==== Data for this task
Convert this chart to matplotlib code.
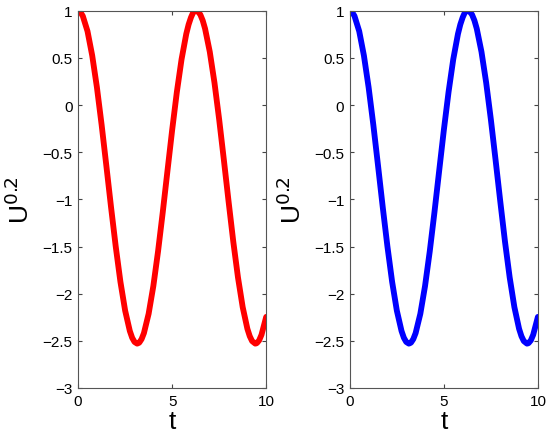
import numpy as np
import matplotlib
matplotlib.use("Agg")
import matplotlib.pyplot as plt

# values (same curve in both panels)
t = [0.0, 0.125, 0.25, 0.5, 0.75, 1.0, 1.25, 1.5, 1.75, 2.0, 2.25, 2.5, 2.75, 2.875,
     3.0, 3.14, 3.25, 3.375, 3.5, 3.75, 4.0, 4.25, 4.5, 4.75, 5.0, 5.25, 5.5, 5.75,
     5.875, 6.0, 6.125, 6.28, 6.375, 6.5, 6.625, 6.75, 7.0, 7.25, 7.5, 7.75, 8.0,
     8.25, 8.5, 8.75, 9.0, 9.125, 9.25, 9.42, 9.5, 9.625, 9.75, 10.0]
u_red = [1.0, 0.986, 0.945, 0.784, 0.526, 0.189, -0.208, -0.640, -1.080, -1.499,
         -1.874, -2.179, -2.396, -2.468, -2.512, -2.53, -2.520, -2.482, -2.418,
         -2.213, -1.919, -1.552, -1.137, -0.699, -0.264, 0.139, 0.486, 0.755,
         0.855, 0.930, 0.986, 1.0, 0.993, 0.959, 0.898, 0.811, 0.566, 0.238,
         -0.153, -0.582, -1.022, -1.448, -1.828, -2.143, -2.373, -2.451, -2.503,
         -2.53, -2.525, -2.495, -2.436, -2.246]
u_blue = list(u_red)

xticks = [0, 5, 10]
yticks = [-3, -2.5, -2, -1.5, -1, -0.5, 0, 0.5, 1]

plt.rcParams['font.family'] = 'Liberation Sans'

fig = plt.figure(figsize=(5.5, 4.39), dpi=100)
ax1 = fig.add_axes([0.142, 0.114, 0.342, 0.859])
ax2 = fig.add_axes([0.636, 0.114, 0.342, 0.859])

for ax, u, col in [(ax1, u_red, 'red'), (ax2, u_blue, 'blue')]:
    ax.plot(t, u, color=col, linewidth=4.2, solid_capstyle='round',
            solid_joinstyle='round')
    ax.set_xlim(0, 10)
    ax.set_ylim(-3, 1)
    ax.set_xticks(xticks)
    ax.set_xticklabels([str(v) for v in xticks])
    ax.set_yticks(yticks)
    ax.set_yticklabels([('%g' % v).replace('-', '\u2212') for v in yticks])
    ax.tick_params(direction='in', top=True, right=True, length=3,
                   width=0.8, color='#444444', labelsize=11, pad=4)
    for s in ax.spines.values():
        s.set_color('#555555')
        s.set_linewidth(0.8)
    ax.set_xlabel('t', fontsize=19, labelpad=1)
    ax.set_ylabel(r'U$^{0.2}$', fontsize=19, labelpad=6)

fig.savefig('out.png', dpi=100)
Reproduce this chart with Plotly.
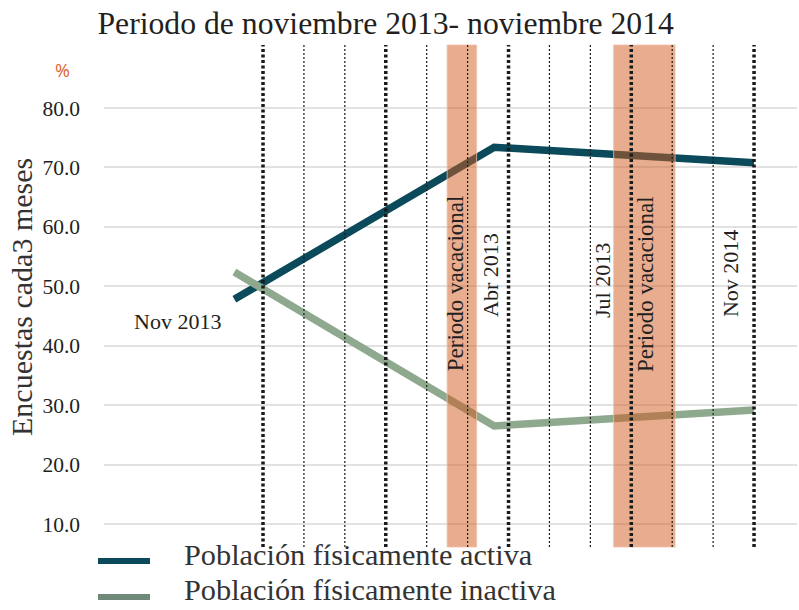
========
==== Data for this task
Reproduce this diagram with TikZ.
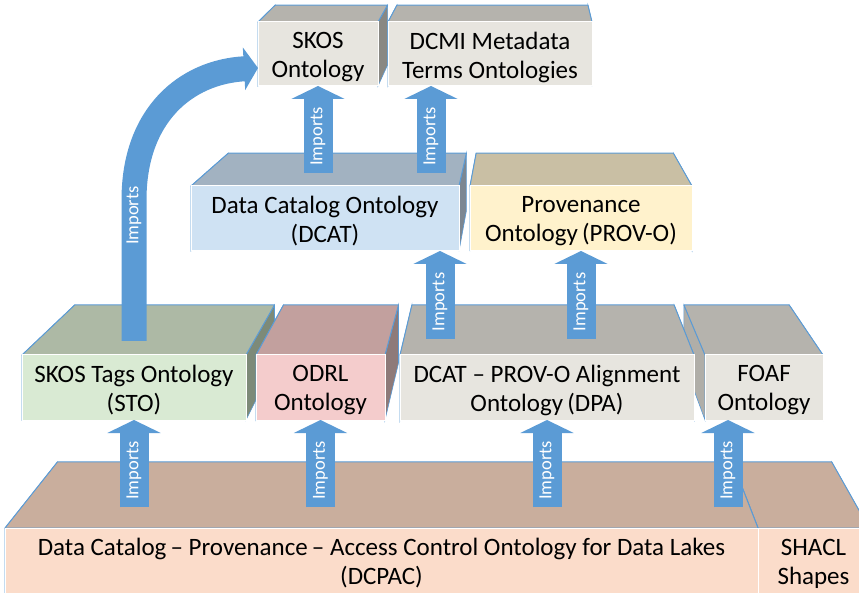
========
Report back each line of the entries that holds the string "matplotlib".

Convert this chart to matplotlib code.
import matplotlib
matplotlib.use("Agg")
import matplotlib.pyplot as plt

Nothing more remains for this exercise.